→ Provided material
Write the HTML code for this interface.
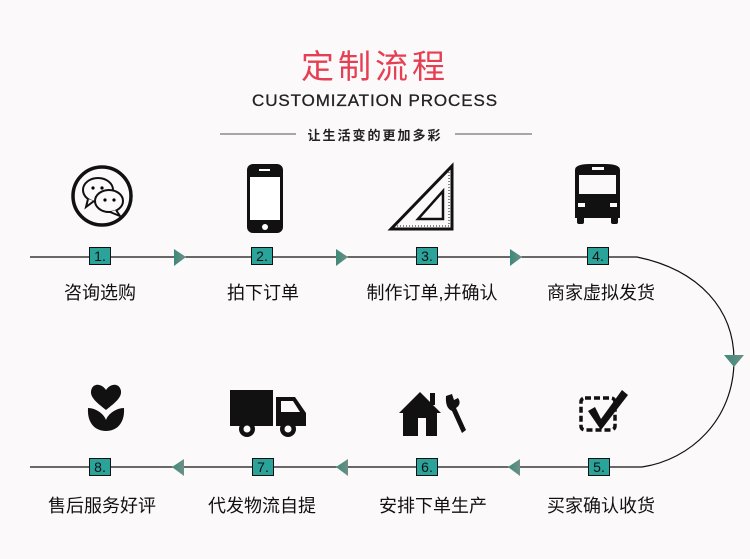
<!DOCTYPE html>
<html><head><meta charset="utf-8"><style>
html,body{margin:0;padding:0;background:#fcf9fa;}
body{width:750px;height:559px;position:relative;overflow:hidden;font-family:"Liberation Sans","Noto Sans CJK SC",sans-serif;}
.t{position:absolute;white-space:nowrap;}
.lab{position:absolute;font-size:18px;color:#111;transform:translateX(-50%);top:279px;white-space:nowrap;}
.num{position:absolute;width:20px;height:16px;background:#2aa39a;border:1px solid #111;font-size:14px;line-height:16px;text-align:center;color:#111;font-family:"Liberation Sans Narrow","Liberation Sans",sans-serif;}
</style></head><body>
<div class="t" style="left:0;width:750px;text-align:center;top:40px;font-size:33px;color:#e43f52;letter-spacing:4px;font-family:'Noto Sans CJK SC',sans-serif;">定制流程</div>
<div class="t" style="left:0;width:750px;text-align:center;top:91px;font-size:17px;color:#222;letter-spacing:0.9px;-webkit-text-stroke:0.3px #222;">CUSTOMIZATION PROCESS</div>
<div class="t" style="left:0;width:750px;text-align:center;top:125px;font-size:13px;font-weight:bold;color:#222;letter-spacing:2px;font-family:'Noto Sans CJK SC',sans-serif;">让生活变的更加多彩</div>

<svg width="750" height="559" style="position:absolute;left:0;top:0">
<defs><linearGradient id="g" x1="0" x2="1"><stop offset="0" stop-color="#3d8a7a"/><stop offset="1" stop-color="#6f8f86"/></linearGradient></defs>
<line x1="220" y1="134" x2="296" y2="134" stroke="#555" stroke-width="1"/>
<line x1="455" y1="134" x2="532" y2="134" stroke="#555" stroke-width="1"/>
<line x1="30" y1="257" x2="637" y2="257" stroke="#111" stroke-width="1.2"/>
<line x1="30" y1="467" x2="642" y2="467" stroke="#111" stroke-width="1.2"/>
<path d="M637 257 C700 270 734 310 734 360 C734 420 690 460 642 467" fill="none" stroke="#111" stroke-width="1.2"/>
<polygon points="724,355 744,355 734,367" fill="url(#g)"/>
<polygon points="174,249 186,257 174,266" fill="url(#g)"/>
<polygon points="336,249 348,257 336,266" fill="url(#g)"/>
<polygon points="510,249 522,257 510,266" fill="url(#g)"/>
<polygon points="184,459 172,467 184,476" fill="url(#g)"/>
<polygon points="348,459 336,467 348,476" fill="url(#g)"/>
<polygon points="520,459 508,467 520,476" fill="url(#g)"/>
<!-- icon1 wechat -->
<circle cx="102" cy="196" r="29" fill="none" stroke="#111" stroke-width="3.5"/>
<ellipse cx="98" cy="190" rx="15" ry="12" fill="none" stroke="#111" stroke-width="2"/>
<path d="M88 199 L86 207 L94 201" fill="#fcf9fa" stroke="#111" stroke-width="2"/>
<ellipse cx="109" cy="201" rx="14" ry="11" fill="#fcf9fa" stroke="#111" stroke-width="2"/>
<path d="M116 210 L120 216 L110 212" fill="#fcf9fa" stroke="#111" stroke-width="2"/>
<circle cx="93" cy="188" r="1.6"/><circle cx="102" cy="188" r="1.6"/><circle cx="105" cy="200" r="1.6"/><circle cx="114" cy="200" r="1.6"/>
<!-- icon2 phone -->
<rect x="247" y="164" width="36" height="69" rx="6" fill="#111"/>
<rect x="250" y="177" width="30" height="43" fill="#fff"/>
<rect x="259" y="169" width="11" height="2" fill="#fff"/>
<circle cx="265" cy="227" r="3" fill="#fff"/>
<!-- icon3 set square -->
<polygon points="452,166 452,229 391,229" fill="none" stroke="#111" stroke-width="3"/>
<polygon points="443,191 443,219 418,219" fill="none" stroke="#111" stroke-width="2.5"/>
<line x1="397" y1="226" x2="449" y2="226" stroke="#111" stroke-dasharray="1 2"/>
<line x1="449" y1="172" x2="449" y2="226" stroke="#111" stroke-dasharray="1 2"/>
<!-- icon4 bus -->
<path d="M575 170 Q575 164 590 164 L605 164 Q620 164 620 170 L620 218 L575 218 Z" fill="#111"/>
<rect x="579" y="175" width="37" height="19" fill="#fcf9fa"/>
<rect x="592" y="167" width="12" height="3" fill="#fcf9fa"/>
<rect x="578" y="203" width="7" height="4" fill="#fcf9fa"/><rect x="610" y="203" width="7" height="4" fill="#fcf9fa"/>
<rect x="577" y="216" width="7" height="8" rx="2" fill="#111"/><rect x="611" y="216" width="7" height="8" rx="2" fill="#111"/>
<!-- icon8 flower -->
<path d="M106 410 C96 402 88 396 92 388 C95 383 102 384 106 390 C110 384 117 383 120 388 C124 396 116 402 106 410 Z" fill="#111"/>
<path d="M88 408 C96 408 104 414 106 420 C108 414 116 408 124 408 C125 424 116 431 106 431 C96 431 87 424 88 408 Z" fill="#111"/>
<!-- icon7 truck -->
<rect x="230" y="390" width="43" height="36" fill="#111"/>
<path d="M276 397 L295 397 L306 413 L306 426 L276 426 Z" fill="#111"/>
<path d="M281 401 L293 401 L300 412 L281 412 Z" fill="#fcf9fa"/>
<circle cx="247" cy="429" r="8" fill="#111"/><circle cx="247" cy="429" r="3.5" fill="#fcf9fa"/>
<circle cx="288" cy="429" r="8" fill="#111"/><circle cx="288" cy="429" r="3.5" fill="#fcf9fa"/>
<!-- icon6 house wrench -->
<polygon points="399,413 420,392 441,413" fill="#111"/>
<rect x="403" y="410" width="34" height="26" fill="#111"/>
<rect x="418" y="418" width="8" height="18" fill="#fcf9fa"/>
<rect x="430" y="393" width="5" height="12" fill="#111"/>
<path d="M446 396 L452 394 L454 400 L458 398 Q462 404 456 408 L466 430 L462 433 L452 411 Q445 408 446 396 Z" fill="#111"/>
<!-- icon5 checkbox -->
<rect x="581" y="398" width="34" height="32" rx="4" fill="none" stroke="#111" stroke-width="3.5" stroke-dasharray="6 3"/>
<path d="M588 411 L595 407 L601 419 L622 390 L628 395 L601 430 Z" fill="#111"/>
</svg>

<div class="num" style="left:89px;top:247px">1.</div>
<div class="num" style="left:251px;top:247px">2.</div>
<div class="num" style="left:416px;top:247px">3.</div>
<div class="num" style="left:587px;top:247px">4.</div>
<div class="num" style="left:89px;top:458px">8.</div>
<div class="num" style="left:252px;top:458px">7.</div>
<div class="num" style="left:416px;top:458px">6.</div>
<div class="num" style="left:588px;top:458px">5.</div>

<div class="lab" style="left:100px">咨询选购</div>
<div class="lab" style="left:263px">拍下订单</div>
<div class="lab" style="left:432px">制作订单,并确认</div>
<div class="lab" style="left:601px">商家虚拟发货</div>
<div class="lab" style="left:102px;top:492px">售后服务好评</div>
<div class="lab" style="left:262px;top:492px">代发物流自提</div>
<div class="lab" style="left:433px;top:492px">安排下单生产</div>
<div class="lab" style="left:601px;top:492px">买家确认收货</div>
</body></html>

→ What to work on
From start to finish, output the listing exactly, but omit its pictures.

→ Written solution
Write the HTML code for this interface.
<!DOCTYPE html>
<html><head><meta charset="utf-8"><style>
html,body{margin:0;padding:0;background:#fcf9fa;}
body{width:750px;height:559px;position:relative;overflow:hidden;font-family:"Liberation Sans","Noto Sans CJK SC",sans-serif;}
.t{position:absolute;white-space:nowrap;}
.lab{position:absolute;font-size:18px;color:#111;transform:translateX(-50%);top:279px;white-space:nowrap;}
.num{position:absolute;width:20px;height:16px;background:#2aa39a;border:1px solid #111;font-size:14px;line-height:16px;text-align:center;color:#111;font-family:"Liberation Sans Narrow","Liberation Sans",sans-serif;}
</style></head><body>
<div class="t" style="left:0;width:750px;text-align:center;top:40px;font-size:33px;color:#e43f52;letter-spacing:4px;font-family:'Noto Sans CJK SC',sans-serif;">定制流程</div>
<div class="t" style="left:0;width:750px;text-align:center;top:91px;font-size:17px;color:#222;letter-spacing:0.9px;-webkit-text-stroke:0.3px #222;">CUSTOMIZATION PROCESS</div>
<div class="t" style="left:0;width:750px;text-align:center;top:125px;font-size:13px;font-weight:bold;color:#222;letter-spacing:2px;font-family:'Noto Sans CJK SC',sans-serif;">让生活变的更加多彩</div>

<svg width="750" height="559" style="position:absolute;left:0;top:0">
<defs><linearGradient id="g" x1="0" x2="1"><stop offset="0" stop-color="#3d8a7a"/><stop offset="1" stop-color="#6f8f86"/></linearGradient></defs>
<line x1="220" y1="134" x2="296" y2="134" stroke="#555" stroke-width="1"/>
<line x1="455" y1="134" x2="532" y2="134" stroke="#555" stroke-width="1"/>
<line x1="30" y1="257" x2="637" y2="257" stroke="#111" stroke-width="1.2"/>
<line x1="30" y1="467" x2="642" y2="467" stroke="#111" stroke-width="1.2"/>
<path d="M637 257 C700 270 734 310 734 360 C734 420 690 460 642 467" fill="none" stroke="#111" stroke-width="1.2"/>
<polygon points="724,355 744,355 734,367" fill="url(#g)"/>
<polygon points="174,249 186,257 174,266" fill="url(#g)"/>
<polygon points="336,249 348,257 336,266" fill="url(#g)"/>
<polygon points="510,249 522,257 510,266" fill="url(#g)"/>
<polygon points="184,459 172,467 184,476" fill="url(#g)"/>
<polygon points="348,459 336,467 348,476" fill="url(#g)"/>
<polygon points="520,459 508,467 520,476" fill="url(#g)"/>
<!-- icon1 wechat -->
<circle cx="102" cy="196" r="29" fill="none" stroke="#111" stroke-width="3.5"/>
<ellipse cx="98" cy="190" rx="15" ry="12" fill="none" stroke="#111" stroke-width="2"/>
<path d="M88 199 L86 207 L94 201" fill="#fcf9fa" stroke="#111" stroke-width="2"/>
<ellipse cx="109" cy="201" rx="14" ry="11" fill="#fcf9fa" stroke="#111" stroke-width="2"/>
<path d="M116 210 L120 216 L110 212" fill="#fcf9fa" stroke="#111" stroke-width="2"/>
<circle cx="93" cy="188" r="1.6"/><circle cx="102" cy="188" r="1.6"/><circle cx="105" cy="200" r="1.6"/><circle cx="114" cy="200" r="1.6"/>
<!-- icon2 phone -->
<rect x="247" y="164" width="36" height="69" rx="6" fill="#111"/>
<rect x="250" y="177" width="30" height="43" fill="#fff"/>
<rect x="259" y="169" width="11" height="2" fill="#fff"/>
<circle cx="265" cy="227" r="3" fill="#fff"/>
<!-- icon3 set square -->
<polygon points="452,166 452,229 391,229" fill="none" stroke="#111" stroke-width="3"/>
<polygon points="443,191 443,219 418,219" fill="none" stroke="#111" stroke-width="2.5"/>
<line x1="397" y1="226" x2="449" y2="226" stroke="#111" stroke-dasharray="1 2"/>
<line x1="449" y1="172" x2="449" y2="226" stroke="#111" stroke-dasharray="1 2"/>
<!-- icon4 bus -->
<path d="M575 170 Q575 164 590 164 L605 164 Q620 164 620 170 L620 218 L575 218 Z" fill="#111"/>
<rect x="579" y="175" width="37" height="19" fill="#fcf9fa"/>
<rect x="592" y="167" width="12" height="3" fill="#fcf9fa"/>
<rect x="578" y="203" width="7" height="4" fill="#fcf9fa"/><rect x="610" y="203" width="7" height="4" fill="#fcf9fa"/>
<rect x="577" y="216" width="7" height="8" rx="2" fill="#111"/><rect x="611" y="216" width="7" height="8" rx="2" fill="#111"/>
<!-- icon8 flower -->
<path d="M106 410 C96 402 88 396 92 388 C95 383 102 384 106 390 C110 384 117 383 120 388 C124 396 116 402 106 410 Z" fill="#111"/>
<path d="M88 408 C96 408 104 414 106 420 C108 414 116 408 124 408 C125 424 116 431 106 431 C96 431 87 424 88 408 Z" fill="#111"/>
<!-- icon7 truck -->
<rect x="230" y="390" width="43" height="36" fill="#111"/>
<path d="M276 397 L295 397 L306 413 L306 426 L276 426 Z" fill="#111"/>
<path d="M281 401 L293 401 L300 412 L281 412 Z" fill="#fcf9fa"/>
<circle cx="247" cy="429" r="8" fill="#111"/><circle cx="247" cy="429" r="3.5" fill="#fcf9fa"/>
<circle cx="288" cy="429" r="8" fill="#111"/><circle cx="288" cy="429" r="3.5" fill="#fcf9fa"/>
<!-- icon6 house wrench -->
<polygon points="399,413 420,392 441,413" fill="#111"/>
<rect x="403" y="410" width="34" height="26" fill="#111"/>
<rect x="418" y="418" width="8" height="18" fill="#fcf9fa"/>
<rect x="430" y="393" width="5" height="12" fill="#111"/>
<path d="M446 396 L452 394 L454 400 L458 398 Q462 404 456 408 L466 430 L462 433 L452 411 Q445 408 446 396 Z" fill="#111"/>
<!-- icon5 checkbox -->
<rect x="581" y="398" width="34" height="32" rx="4" fill="none" stroke="#111" stroke-width="3.5" stroke-dasharray="6 3"/>
<path d="M588 411 L595 407 L601 419 L622 390 L628 395 L601 430 Z" fill="#111"/>
</svg>

<div class="num" style="left:89px;top:247px">1.</div>
<div class="num" style="left:251px;top:247px">2.</div>
<div class="num" style="left:416px;top:247px">3.</div>
<div class="num" style="left:587px;top:247px">4.</div>
<div class="num" style="left:89px;top:458px">8.</div>
<div class="num" style="left:252px;top:458px">7.</div>
<div class="num" style="left:416px;top:458px">6.</div>
<div class="num" style="left:588px;top:458px">5.</div>

<div class="lab" style="left:100px">咨询选购</div>
<div class="lab" style="left:263px">拍下订单</div>
<div class="lab" style="left:432px">制作订单,并确认</div>
<div class="lab" style="left:601px">商家虚拟发货</div>
<div class="lab" style="left:102px;top:492px">售后服务好评</div>
<div class="lab" style="left:262px;top:492px">代发物流自提</div>
<div class="lab" style="left:433px;top:492px">安排下单生产</div>
<div class="lab" style="left:601px;top:492px">买家确认收货</div>
</body></html>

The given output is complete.